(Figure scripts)
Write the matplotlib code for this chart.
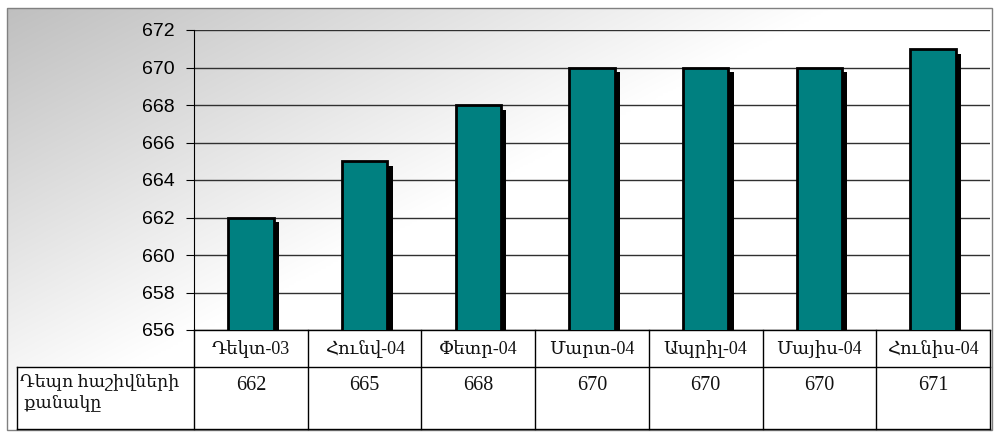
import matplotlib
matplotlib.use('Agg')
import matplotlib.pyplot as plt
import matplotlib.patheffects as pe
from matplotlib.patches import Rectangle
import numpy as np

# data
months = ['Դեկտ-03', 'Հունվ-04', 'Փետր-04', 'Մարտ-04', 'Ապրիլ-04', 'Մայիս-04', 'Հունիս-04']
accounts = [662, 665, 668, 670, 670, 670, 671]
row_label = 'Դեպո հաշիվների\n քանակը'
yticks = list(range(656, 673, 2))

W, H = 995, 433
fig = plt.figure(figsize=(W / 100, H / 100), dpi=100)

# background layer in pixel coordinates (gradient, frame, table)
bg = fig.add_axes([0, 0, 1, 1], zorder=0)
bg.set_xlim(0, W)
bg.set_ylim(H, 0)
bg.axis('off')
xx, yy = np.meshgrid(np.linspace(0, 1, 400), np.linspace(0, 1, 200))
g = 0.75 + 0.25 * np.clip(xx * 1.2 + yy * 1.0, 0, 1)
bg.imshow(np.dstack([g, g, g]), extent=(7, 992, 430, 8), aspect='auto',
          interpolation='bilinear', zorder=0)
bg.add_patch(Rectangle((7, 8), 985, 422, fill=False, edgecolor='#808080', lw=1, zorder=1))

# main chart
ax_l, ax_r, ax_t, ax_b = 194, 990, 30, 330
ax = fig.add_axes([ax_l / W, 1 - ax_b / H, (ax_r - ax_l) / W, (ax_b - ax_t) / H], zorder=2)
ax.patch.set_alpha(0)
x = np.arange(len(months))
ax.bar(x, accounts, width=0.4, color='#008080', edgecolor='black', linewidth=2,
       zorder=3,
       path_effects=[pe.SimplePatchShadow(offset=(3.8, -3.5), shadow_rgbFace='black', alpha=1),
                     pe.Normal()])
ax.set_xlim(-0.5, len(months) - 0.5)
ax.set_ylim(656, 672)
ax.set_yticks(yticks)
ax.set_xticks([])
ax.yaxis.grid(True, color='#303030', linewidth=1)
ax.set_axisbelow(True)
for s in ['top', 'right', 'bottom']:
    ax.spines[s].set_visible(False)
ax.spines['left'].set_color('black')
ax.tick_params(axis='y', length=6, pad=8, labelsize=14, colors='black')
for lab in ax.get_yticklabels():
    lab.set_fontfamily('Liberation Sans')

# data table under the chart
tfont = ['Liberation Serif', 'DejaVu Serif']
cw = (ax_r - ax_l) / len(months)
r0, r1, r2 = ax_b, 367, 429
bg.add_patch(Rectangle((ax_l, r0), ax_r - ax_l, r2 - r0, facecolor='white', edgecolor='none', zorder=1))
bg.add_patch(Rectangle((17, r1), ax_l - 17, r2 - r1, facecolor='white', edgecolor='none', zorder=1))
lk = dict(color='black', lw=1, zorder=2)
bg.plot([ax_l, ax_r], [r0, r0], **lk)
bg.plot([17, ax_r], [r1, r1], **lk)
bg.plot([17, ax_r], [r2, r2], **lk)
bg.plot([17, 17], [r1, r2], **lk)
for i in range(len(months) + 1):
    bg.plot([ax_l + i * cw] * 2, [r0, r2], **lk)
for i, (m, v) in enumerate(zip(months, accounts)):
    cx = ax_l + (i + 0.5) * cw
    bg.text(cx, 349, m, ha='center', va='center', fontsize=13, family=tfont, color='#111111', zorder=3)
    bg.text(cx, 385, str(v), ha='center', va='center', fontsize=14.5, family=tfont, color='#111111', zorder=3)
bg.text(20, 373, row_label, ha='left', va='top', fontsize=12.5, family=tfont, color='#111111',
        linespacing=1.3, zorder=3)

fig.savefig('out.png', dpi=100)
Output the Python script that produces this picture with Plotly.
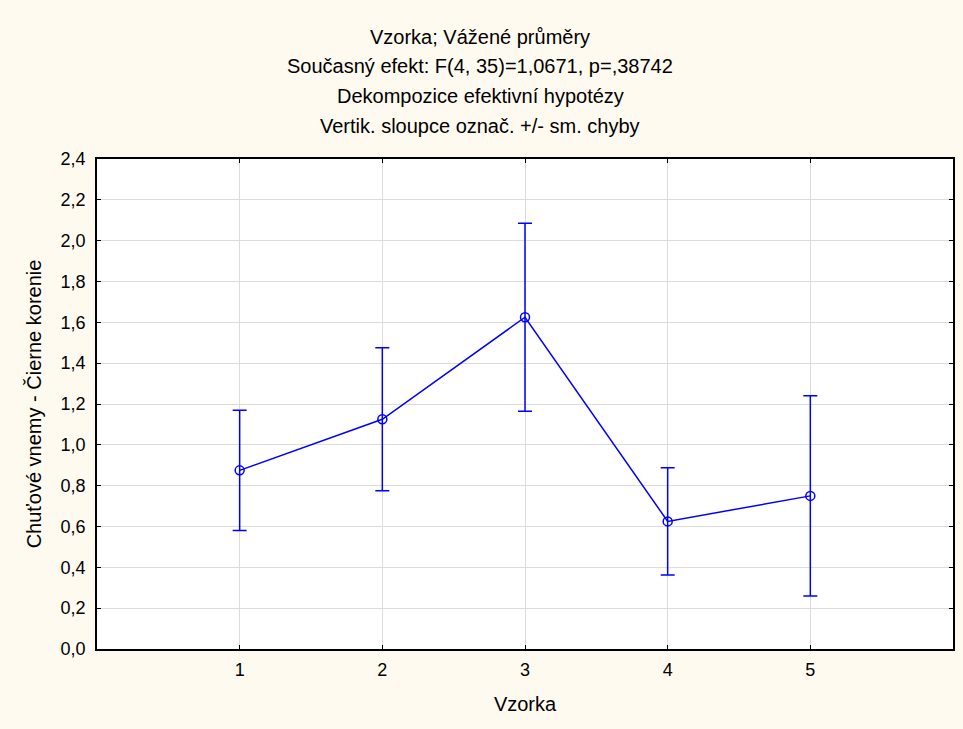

**THE TASK**
Pictures excluded, repeat exactly the lines from the top of the material through the line with "fig = plt.figure(figsize=(W", including both of those lines.

**OUTPUT FOR THIS EXERCISE**
Write the matplotlib code for this chart.
import matplotlib
matplotlib.use('Agg')
import matplotlib.pyplot as plt
import matplotlib.patheffects as pe
from matplotlib.patches import Rectangle
import numpy as np

# data
months = ['Դեկտ-03', 'Հունվ-04', 'Փետր-04', 'Մարտ-04', 'Ապրիլ-04', 'Մայիս-04', 'Հունիս-04']
accounts = [662, 665, 668, 670, 670, 670, 671]
row_label = 'Դեպո հաշիվների\n քանակը'
yticks = list(range(656, 673, 2))

W, H = 995, 433
fig = plt.figure(figsize=(W / 100, H / 100), dpi=100)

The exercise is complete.